» STATED PROBLEM
From the entries below, print exactly the span beginning with the line holding "Give me the D3.js source for this chart." and ending with the line holding "d3.scaleLinear().domain([0.93, 1]).range([plotB, plotT]);", endpoints included, and skip any pictures.

# # # # #

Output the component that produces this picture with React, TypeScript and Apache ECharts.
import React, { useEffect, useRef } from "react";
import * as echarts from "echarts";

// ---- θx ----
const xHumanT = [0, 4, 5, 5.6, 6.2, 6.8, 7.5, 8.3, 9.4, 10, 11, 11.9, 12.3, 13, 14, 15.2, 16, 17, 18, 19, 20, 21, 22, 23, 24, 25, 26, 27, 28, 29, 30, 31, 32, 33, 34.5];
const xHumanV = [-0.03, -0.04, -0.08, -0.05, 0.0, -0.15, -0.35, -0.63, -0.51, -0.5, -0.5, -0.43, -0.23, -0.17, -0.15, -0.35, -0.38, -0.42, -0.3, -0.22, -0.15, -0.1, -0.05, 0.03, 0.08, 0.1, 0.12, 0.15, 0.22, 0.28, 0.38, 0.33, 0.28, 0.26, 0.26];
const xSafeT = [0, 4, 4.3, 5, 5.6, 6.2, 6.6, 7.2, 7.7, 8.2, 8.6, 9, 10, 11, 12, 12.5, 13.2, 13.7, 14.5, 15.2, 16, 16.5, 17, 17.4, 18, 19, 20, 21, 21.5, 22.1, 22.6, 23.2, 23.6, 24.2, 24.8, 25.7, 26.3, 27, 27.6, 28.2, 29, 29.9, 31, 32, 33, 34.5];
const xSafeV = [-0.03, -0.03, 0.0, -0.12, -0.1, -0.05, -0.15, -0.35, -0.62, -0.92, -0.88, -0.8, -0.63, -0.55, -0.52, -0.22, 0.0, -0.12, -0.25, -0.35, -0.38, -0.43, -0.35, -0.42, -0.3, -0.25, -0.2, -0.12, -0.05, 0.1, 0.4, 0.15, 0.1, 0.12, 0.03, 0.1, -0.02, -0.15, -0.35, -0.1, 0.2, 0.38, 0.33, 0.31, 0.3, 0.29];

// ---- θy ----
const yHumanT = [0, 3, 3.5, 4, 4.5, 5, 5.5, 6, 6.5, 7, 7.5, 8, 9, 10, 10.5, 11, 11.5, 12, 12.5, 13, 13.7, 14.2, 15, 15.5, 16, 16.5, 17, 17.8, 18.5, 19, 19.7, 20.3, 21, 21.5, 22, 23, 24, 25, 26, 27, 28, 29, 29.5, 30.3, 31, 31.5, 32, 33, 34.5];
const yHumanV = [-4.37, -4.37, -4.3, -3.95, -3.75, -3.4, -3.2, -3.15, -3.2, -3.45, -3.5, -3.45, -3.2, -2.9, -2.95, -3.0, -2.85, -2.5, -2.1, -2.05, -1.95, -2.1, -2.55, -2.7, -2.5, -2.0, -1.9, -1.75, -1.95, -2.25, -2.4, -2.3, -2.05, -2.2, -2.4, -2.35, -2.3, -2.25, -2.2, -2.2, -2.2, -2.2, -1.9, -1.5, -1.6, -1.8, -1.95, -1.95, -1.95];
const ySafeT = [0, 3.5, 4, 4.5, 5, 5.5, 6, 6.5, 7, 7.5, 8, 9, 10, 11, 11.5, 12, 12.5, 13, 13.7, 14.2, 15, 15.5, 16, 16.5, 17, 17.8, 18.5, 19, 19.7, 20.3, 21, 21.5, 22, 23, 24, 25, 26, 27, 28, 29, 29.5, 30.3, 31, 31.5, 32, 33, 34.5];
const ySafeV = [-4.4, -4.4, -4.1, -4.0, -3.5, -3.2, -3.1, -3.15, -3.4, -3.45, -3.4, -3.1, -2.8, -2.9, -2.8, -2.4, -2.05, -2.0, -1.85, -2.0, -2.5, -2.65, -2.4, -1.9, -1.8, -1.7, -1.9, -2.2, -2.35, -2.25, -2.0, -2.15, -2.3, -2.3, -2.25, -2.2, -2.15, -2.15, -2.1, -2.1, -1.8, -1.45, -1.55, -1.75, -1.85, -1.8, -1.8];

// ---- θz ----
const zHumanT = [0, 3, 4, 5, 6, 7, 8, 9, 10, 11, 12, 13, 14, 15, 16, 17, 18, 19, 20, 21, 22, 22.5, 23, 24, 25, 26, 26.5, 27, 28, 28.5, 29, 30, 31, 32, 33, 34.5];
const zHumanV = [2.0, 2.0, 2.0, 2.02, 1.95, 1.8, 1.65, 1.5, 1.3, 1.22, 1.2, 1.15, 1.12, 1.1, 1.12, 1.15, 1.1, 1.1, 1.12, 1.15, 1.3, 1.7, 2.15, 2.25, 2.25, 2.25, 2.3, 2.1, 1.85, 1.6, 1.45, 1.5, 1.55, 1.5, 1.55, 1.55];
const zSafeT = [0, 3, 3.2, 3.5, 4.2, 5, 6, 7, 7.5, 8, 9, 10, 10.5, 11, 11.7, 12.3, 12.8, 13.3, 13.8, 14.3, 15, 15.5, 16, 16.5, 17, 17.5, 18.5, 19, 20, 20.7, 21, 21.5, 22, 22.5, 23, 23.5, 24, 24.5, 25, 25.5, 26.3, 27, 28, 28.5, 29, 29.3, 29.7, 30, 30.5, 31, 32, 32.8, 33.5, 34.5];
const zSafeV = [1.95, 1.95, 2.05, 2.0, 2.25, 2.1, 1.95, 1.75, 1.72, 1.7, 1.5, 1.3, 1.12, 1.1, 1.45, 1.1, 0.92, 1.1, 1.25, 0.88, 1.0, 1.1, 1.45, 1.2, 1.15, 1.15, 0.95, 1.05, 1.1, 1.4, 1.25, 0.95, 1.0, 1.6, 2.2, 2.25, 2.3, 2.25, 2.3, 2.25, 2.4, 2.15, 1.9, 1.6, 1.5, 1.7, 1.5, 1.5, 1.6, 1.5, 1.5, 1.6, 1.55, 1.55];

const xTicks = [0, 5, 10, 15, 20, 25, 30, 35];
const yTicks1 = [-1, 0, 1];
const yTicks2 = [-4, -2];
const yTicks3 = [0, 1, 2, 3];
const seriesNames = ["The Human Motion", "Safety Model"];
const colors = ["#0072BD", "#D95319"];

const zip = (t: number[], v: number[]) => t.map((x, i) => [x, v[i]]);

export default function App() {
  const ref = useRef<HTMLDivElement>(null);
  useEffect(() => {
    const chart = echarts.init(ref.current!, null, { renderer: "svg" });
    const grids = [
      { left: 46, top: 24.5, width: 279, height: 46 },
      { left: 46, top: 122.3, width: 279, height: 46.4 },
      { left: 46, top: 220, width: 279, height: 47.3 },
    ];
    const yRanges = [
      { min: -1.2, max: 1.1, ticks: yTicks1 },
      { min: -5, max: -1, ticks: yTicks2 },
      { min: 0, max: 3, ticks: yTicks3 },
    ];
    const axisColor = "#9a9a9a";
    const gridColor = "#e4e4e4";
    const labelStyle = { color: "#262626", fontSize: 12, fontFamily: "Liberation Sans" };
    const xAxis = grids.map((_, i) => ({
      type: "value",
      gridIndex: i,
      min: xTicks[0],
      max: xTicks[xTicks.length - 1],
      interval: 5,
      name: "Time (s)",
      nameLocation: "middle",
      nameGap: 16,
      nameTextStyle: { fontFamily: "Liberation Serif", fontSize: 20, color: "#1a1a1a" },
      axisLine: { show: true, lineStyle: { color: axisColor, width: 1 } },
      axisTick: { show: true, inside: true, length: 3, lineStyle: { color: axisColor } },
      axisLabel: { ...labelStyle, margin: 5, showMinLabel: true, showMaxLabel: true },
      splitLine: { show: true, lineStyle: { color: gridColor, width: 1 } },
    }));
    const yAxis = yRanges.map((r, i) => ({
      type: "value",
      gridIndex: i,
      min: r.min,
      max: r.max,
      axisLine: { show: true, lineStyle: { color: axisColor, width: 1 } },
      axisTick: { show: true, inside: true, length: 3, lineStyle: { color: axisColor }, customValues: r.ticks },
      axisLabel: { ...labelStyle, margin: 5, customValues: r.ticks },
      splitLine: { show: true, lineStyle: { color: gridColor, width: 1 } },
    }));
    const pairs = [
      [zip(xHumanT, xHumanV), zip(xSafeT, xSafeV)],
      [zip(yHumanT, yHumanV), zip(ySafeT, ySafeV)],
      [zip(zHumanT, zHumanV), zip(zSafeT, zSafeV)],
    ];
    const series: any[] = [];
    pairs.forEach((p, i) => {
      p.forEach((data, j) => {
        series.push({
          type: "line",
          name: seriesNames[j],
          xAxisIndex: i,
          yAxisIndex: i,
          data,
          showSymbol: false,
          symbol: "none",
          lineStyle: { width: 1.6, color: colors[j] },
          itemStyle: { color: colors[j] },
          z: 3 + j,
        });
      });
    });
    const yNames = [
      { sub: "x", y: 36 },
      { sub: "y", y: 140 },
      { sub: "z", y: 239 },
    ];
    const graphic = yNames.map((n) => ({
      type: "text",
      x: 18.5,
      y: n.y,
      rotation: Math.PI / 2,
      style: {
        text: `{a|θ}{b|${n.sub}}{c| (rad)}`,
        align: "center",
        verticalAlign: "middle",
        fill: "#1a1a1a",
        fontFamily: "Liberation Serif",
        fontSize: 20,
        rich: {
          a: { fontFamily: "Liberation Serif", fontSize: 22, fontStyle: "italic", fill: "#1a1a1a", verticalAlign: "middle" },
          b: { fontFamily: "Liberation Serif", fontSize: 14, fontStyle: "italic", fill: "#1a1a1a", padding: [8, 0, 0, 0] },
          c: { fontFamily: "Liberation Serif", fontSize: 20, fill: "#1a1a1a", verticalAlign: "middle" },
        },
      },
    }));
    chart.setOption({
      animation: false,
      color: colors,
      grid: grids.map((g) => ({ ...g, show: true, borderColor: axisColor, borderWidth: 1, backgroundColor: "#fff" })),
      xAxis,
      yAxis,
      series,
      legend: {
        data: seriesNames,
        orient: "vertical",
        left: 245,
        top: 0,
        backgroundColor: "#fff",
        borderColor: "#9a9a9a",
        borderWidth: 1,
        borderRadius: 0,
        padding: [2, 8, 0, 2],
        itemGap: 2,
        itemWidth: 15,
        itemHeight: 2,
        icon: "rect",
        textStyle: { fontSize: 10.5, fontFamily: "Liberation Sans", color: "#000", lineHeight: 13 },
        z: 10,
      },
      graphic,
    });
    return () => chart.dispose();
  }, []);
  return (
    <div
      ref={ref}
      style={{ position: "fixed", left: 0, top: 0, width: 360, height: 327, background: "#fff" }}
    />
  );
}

# # # # #

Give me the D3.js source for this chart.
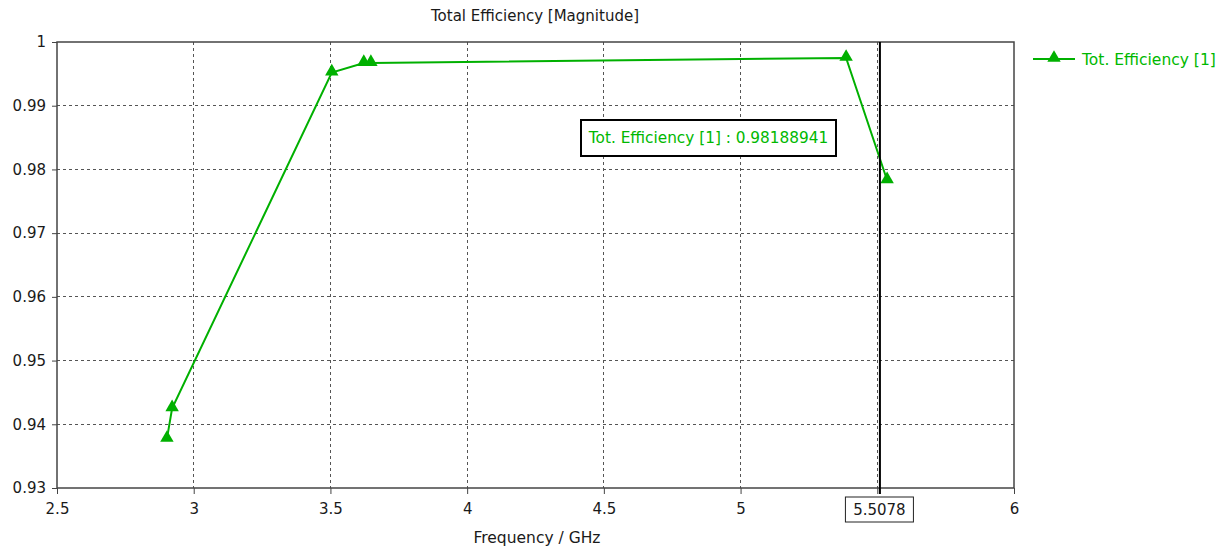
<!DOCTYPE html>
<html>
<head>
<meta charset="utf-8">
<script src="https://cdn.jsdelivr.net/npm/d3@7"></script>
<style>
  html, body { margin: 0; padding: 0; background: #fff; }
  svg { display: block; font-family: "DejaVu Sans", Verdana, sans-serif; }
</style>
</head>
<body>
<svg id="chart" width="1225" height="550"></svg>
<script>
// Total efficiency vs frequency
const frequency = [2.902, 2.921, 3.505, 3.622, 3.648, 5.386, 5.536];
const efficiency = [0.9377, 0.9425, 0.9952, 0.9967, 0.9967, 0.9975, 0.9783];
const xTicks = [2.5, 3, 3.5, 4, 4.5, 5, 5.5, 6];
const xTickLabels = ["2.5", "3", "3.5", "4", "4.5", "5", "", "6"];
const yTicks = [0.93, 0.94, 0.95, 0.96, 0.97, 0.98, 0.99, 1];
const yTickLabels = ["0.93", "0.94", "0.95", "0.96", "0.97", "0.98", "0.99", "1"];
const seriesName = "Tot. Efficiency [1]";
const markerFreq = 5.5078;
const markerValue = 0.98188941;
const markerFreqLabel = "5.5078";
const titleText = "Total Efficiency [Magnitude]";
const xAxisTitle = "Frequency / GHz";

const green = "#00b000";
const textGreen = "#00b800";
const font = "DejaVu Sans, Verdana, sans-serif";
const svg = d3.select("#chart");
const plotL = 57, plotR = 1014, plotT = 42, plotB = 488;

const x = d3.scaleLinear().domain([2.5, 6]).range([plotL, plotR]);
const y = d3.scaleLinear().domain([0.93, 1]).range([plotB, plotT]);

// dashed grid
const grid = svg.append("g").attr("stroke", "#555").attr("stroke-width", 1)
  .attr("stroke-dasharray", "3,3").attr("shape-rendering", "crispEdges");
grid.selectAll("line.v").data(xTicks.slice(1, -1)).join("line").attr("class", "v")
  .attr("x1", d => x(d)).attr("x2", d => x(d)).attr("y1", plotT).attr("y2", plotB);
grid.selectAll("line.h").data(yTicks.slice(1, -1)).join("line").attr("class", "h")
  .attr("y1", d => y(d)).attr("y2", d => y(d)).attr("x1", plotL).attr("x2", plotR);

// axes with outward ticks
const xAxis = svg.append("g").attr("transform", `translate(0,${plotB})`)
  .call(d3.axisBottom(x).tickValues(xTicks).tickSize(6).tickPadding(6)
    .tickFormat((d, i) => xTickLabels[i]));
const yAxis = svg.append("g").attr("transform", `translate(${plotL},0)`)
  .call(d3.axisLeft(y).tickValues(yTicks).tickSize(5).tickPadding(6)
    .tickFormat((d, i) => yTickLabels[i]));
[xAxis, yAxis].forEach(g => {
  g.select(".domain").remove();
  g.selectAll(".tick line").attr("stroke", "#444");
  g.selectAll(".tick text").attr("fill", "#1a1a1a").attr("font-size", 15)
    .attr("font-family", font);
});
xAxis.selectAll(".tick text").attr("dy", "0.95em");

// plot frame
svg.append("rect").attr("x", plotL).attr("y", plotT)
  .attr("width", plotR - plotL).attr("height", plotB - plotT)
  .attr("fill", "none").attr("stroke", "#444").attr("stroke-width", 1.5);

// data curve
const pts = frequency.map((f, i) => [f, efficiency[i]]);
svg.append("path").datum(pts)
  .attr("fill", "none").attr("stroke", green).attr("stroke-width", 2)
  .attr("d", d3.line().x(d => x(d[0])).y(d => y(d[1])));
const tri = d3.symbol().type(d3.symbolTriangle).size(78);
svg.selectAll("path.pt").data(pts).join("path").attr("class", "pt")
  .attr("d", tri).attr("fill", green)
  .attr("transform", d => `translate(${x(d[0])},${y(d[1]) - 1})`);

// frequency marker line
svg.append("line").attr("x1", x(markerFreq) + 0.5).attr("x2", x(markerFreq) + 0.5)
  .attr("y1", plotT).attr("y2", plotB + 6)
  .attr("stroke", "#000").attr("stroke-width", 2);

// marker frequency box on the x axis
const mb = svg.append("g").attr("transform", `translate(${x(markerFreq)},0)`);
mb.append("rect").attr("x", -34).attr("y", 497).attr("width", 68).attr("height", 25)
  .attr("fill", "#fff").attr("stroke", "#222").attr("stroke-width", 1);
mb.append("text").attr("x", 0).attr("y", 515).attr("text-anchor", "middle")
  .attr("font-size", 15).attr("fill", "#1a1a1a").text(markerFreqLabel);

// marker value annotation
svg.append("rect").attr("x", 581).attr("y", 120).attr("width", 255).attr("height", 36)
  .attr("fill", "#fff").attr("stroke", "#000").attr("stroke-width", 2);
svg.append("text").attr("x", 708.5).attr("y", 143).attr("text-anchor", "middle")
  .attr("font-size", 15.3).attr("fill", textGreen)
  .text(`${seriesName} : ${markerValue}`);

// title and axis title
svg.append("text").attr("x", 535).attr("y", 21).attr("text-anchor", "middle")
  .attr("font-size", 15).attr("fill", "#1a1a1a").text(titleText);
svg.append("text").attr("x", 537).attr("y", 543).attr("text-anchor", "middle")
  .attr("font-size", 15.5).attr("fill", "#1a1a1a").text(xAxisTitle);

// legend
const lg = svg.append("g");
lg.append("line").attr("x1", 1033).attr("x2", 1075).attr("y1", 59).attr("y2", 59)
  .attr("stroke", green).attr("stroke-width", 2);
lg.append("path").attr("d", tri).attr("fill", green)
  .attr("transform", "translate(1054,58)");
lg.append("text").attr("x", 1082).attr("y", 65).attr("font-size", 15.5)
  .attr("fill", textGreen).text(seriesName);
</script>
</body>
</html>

# # # # #

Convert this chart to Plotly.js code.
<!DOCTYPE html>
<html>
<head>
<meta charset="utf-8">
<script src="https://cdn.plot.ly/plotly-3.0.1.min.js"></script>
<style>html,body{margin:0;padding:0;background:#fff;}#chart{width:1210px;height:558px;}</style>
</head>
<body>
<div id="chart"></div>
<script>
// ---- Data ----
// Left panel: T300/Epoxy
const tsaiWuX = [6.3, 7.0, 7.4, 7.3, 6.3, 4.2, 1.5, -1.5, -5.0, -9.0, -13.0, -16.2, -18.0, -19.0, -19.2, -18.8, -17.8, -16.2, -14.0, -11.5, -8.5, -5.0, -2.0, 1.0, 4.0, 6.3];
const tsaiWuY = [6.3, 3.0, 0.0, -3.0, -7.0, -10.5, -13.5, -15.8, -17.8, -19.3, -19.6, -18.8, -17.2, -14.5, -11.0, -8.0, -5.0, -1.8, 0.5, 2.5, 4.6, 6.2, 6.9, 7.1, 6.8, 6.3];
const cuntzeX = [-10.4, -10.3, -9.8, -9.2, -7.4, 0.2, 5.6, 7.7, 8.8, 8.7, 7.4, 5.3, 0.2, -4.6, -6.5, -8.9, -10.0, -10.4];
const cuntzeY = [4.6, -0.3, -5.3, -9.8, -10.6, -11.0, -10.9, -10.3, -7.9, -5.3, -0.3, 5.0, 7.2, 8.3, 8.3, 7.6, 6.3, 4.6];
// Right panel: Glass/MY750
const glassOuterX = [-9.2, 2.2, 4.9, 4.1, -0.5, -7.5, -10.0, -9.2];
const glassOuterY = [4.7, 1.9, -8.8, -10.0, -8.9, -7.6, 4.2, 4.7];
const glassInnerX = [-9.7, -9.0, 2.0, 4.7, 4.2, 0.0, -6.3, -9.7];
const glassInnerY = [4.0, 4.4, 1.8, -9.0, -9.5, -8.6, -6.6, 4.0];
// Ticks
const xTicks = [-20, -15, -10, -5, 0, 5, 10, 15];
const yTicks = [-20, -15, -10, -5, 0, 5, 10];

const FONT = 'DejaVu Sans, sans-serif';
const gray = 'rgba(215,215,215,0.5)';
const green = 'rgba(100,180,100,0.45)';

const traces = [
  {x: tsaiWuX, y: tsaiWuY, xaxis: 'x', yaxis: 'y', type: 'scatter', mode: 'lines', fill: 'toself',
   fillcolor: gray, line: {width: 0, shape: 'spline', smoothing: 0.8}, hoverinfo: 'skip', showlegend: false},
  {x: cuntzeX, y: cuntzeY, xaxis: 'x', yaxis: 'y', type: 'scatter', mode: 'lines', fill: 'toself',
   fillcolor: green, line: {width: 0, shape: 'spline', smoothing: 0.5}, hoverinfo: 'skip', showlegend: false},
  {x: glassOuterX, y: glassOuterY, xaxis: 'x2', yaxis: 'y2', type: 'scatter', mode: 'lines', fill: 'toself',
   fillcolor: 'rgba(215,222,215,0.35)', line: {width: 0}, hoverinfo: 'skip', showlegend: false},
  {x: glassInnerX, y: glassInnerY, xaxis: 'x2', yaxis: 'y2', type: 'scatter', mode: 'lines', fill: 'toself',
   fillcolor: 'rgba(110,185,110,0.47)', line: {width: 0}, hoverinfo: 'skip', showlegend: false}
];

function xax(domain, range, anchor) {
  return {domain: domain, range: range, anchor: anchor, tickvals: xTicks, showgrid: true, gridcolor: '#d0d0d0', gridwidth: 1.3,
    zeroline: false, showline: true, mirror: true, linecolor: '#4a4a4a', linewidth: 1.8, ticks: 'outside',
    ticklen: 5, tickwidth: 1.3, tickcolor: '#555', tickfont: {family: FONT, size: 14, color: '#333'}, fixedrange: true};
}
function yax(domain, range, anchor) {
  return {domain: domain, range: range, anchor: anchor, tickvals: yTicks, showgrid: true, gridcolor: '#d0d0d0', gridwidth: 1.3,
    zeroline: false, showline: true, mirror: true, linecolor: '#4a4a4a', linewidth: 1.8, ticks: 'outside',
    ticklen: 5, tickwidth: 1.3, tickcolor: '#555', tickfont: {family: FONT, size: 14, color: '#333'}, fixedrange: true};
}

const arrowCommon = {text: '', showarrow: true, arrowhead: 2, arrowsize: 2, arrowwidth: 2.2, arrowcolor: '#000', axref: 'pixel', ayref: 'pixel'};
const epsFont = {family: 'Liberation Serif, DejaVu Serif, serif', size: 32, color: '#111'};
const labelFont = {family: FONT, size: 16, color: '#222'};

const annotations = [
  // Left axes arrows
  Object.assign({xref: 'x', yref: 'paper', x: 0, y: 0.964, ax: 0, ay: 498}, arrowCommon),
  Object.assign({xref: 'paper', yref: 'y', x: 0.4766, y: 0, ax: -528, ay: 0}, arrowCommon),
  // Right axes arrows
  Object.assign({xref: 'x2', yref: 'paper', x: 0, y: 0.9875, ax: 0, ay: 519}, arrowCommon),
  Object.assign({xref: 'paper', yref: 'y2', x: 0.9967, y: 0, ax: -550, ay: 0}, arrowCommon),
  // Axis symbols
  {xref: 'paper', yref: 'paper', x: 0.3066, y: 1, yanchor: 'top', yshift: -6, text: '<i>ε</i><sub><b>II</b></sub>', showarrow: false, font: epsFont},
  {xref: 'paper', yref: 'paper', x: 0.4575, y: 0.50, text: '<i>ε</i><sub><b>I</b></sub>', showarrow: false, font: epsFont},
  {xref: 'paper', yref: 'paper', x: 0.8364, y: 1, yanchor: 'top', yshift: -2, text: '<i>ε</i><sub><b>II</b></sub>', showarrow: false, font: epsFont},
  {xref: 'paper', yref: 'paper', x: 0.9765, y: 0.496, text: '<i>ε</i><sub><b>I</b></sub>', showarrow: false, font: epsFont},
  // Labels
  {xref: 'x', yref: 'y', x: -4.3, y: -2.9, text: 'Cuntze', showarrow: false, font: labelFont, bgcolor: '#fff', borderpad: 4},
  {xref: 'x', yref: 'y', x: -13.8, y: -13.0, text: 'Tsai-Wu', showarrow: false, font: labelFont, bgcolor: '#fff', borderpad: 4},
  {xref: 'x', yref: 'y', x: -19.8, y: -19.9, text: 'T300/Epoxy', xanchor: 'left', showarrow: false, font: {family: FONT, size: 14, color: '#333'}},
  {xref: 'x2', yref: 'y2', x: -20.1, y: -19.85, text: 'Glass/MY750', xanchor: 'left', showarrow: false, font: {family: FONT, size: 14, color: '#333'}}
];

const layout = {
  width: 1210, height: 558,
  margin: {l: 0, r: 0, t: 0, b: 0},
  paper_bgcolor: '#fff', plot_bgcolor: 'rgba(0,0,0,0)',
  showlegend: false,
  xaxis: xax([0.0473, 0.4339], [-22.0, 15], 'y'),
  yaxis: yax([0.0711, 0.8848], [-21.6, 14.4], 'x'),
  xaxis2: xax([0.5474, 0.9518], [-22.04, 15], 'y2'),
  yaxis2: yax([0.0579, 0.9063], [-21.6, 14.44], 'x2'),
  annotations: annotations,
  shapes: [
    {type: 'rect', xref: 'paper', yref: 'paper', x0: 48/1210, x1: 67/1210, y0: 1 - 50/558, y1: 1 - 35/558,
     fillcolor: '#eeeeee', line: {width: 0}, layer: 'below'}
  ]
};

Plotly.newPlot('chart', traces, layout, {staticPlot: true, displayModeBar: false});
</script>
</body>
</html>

# # # # #

» RESULT
Give me the D3.js source for this chart.
<!DOCTYPE html>
<html>
<head>
<meta charset="utf-8">
<script src="https://cdn.jsdelivr.net/npm/d3@7"></script>
<style>
  html, body { margin: 0; padding: 0; background: #fff; }
  svg { display: block; font-family: "DejaVu Sans", Verdana, sans-serif; }
</style>
</head>
<body>
<svg id="chart" width="1225" height="550"></svg>
<script>
// Total efficiency vs frequency
const frequency = [2.902, 2.921, 3.505, 3.622, 3.648, 5.386, 5.536];
const efficiency = [0.9377, 0.9425, 0.9952, 0.9967, 0.9967, 0.9975, 0.9783];
const xTicks = [2.5, 3, 3.5, 4, 4.5, 5, 5.5, 6];
const xTickLabels = ["2.5", "3", "3.5", "4", "4.5", "5", "", "6"];
const yTicks = [0.93, 0.94, 0.95, 0.96, 0.97, 0.98, 0.99, 1];
const yTickLabels = ["0.93", "0.94", "0.95", "0.96", "0.97", "0.98", "0.99", "1"];
const seriesName = "Tot. Efficiency [1]";
const markerFreq = 5.5078;
const markerValue = 0.98188941;
const markerFreqLabel = "5.5078";
const titleText = "Total Efficiency [Magnitude]";
const xAxisTitle = "Frequency / GHz";

const green = "#00b000";
const textGreen = "#00b800";
const font = "DejaVu Sans, Verdana, sans-serif";
const svg = d3.select("#chart");
const plotL = 57, plotR = 1014, plotT = 42, plotB = 488;

const x = d3.scaleLinear().domain([2.5, 6]).range([plotL, plotR]);
const y = d3.scaleLinear().domain([0.93, 1]).range([plotB, plotT]);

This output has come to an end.